I have a syringe like thing that came from my vet (never used) that is for up to 1 ml, so easy to get .5 Was not sure if I should use the full amount that the labels say to. Although I am new to planted aquariums, I have been a perennial (outdoor) gardener for 30 years. I know that outside, it's better to under fertilize, as it can build up in the soil. I'm thinking the same idea might apply to aquarium planted tanks?

I have been doing a 50% water change once a week.

I've been trying to read up on this, but there is so much conflicting info, it's hard to know what to do. Do you have a website or article that you would recommend that I go by?

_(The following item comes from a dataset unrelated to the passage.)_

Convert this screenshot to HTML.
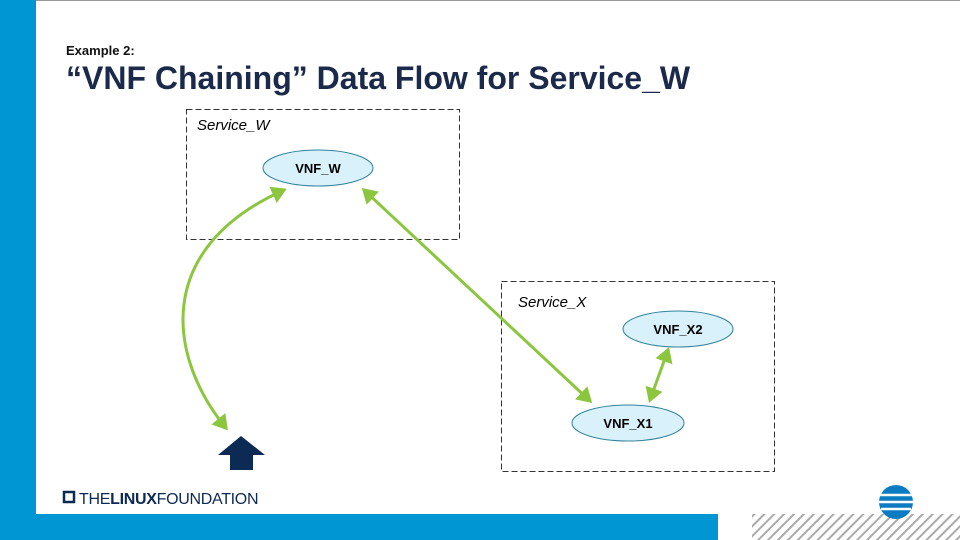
<!DOCTYPE html>
<html><head><style>
body{margin:0;width:960px;height:540px;position:relative;background:#fff;overflow:hidden;font-family:"Liberation Sans",sans-serif}
.abs{position:absolute}
</style></head><body>
<div class="abs" style="left:0;top:0;width:960px;height:1px;background:#999"></div>
<div class="abs" style="left:0;top:0;width:36px;height:540px;background:#0095d3"></div>
<div class="abs" style="left:0;top:514px;width:718px;height:26px;background:#0095d3"></div>
<svg class="abs" style="left:0;top:0" width="960" height="540">
<defs>
<pattern id="h" width="7" height="7" patternUnits="userSpaceOnUse" patternTransform="rotate(45)">
<rect width="7" height="7" fill="#fff"/><rect width="2" height="7" fill="#aaa"/></pattern>
<marker id="a" markerWidth="6" markerHeight="6" refX="4" refY="3" orient="auto-start-reverse" markerUnits="strokeWidth">
<path d="M0,0 L5,3 L0,6 z" fill="#8cc63f"/></marker>
</defs>
<rect x="752" y="514" width="208" height="26" fill="url(#h)"/>
<rect x="186.5" y="109.5" width="273" height="130" fill="none" stroke="#333" stroke-dasharray="6,3"/>
<rect x="501.5" y="281.5" width="273" height="190" fill="none" stroke="#333" stroke-dasharray="6,3"/>
<path d="M284,190 C150,250 170,360 226,428" fill="none" stroke="#8cc63f" stroke-width="3" marker-start="url(#a)" marker-end="url(#a)"/>
<line x1="364" y1="190" x2="590" y2="401" stroke="#8cc63f" stroke-width="3" marker-start="url(#a)" marker-end="url(#a)"/>
<line x1="668" y1="350" x2="650" y2="400" stroke="#8cc63f" stroke-width="3" marker-start="url(#a)" marker-end="url(#a)"/>
<ellipse cx="318" cy="168" rx="55" ry="18" fill="#d9f1fb" stroke="#31849b"/>
<ellipse cx="678" cy="329" rx="55" ry="18" fill="#d9f1fb" stroke="#31849b"/>
<ellipse cx="628" cy="423" rx="56" ry="18" fill="#d9f1fb" stroke="#31849b"/>
<text x="318" y="173" font-size="13" text-anchor="middle" font-family="Liberation Sans" font-weight="bold">VNF_W</text>
<text x="678" y="334" font-size="13" text-anchor="middle" font-family="Liberation Sans" font-weight="bold">VNF_X2</text>
<text x="628" y="428" font-size="13" text-anchor="middle" font-family="Liberation Sans" font-weight="bold">VNF_X1</text>
<text x="197" y="130" font-size="15" font-style="italic" font-family="Liberation Sans">Service_W</text>
<text x="518" y="307" font-size="15" font-style="italic" font-family="Liberation Sans">Service_X</text>
<path d="M218,455 L241,436 L265,455 L253,455 L253,470 L230,470 L230,455 z" fill="#0d2a55"/>
<rect x="64" y="492" width="10" height="10" fill="none" stroke="#0d2a55" stroke-width="2.5"/>
<text x="79" y="504" font-size="16" fill="#0d2a55" font-family="Liberation Sans" letter-spacing="-0.3">THE<tspan font-weight="bold">LINUX</tspan>FOUNDATION</text>
<circle cx="896" cy="502" r="17" fill="#0b7cc1"/>
<path d="M880,495 H912 M879,502 H913 M881,509 H911" stroke="#fff" stroke-width="2.5"/>
</svg>
<div class="abs" style="left:66px;top:43px;font-size:13px;color:#111;font-weight:bold">Example 2:</div>
<div class="abs" style="left:66px;top:60px;font-size:32px;color:#1b2a4a;font-weight:bold">“VNF Chaining” Data Flow for Service_W</div>
</body></html>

The plants were from a member of a local fish club. He had me bring water to test, and knew the spectrum and strength of my lighting on the Spec V, and tried to give me plants that would work.

It should be noted that my well water is really hard, and PH is 7.6 or 7.8 depending which test I go by. Tank is cycled, and has one betta in it so far.

I will list what I have ID for...
These seem to be doing well - developing roots and growing from the tip...
Hygrophila polysperma 'Rosanervig', Brazilian pennywort, Water Wisteria (Hygrophila difformis), Hornwort, Cryptocoryne wendtii sp 'Green Gecko'., Hygrophila sp 'Bold' (doing really well - no leaf loss and growing roots out of the stem, and still dark bronzy burgundy color), Java Fern, Egeria najas/Narrow Leaf Elodea

These are the ones loosing lots of leaves and don't look to good...
Bacopa australis, Water Sprite, Italian Leopard vals, Hygrophila sp 'Tiger', Nesaea triflora

They person who gave them to me thought the ones that are not doing well could be because of lighting, water parameters, or damage when I am planting them.

There is a photo of the tank earlier in the thread.

Sorry, didn't mean to take the thread on a side track.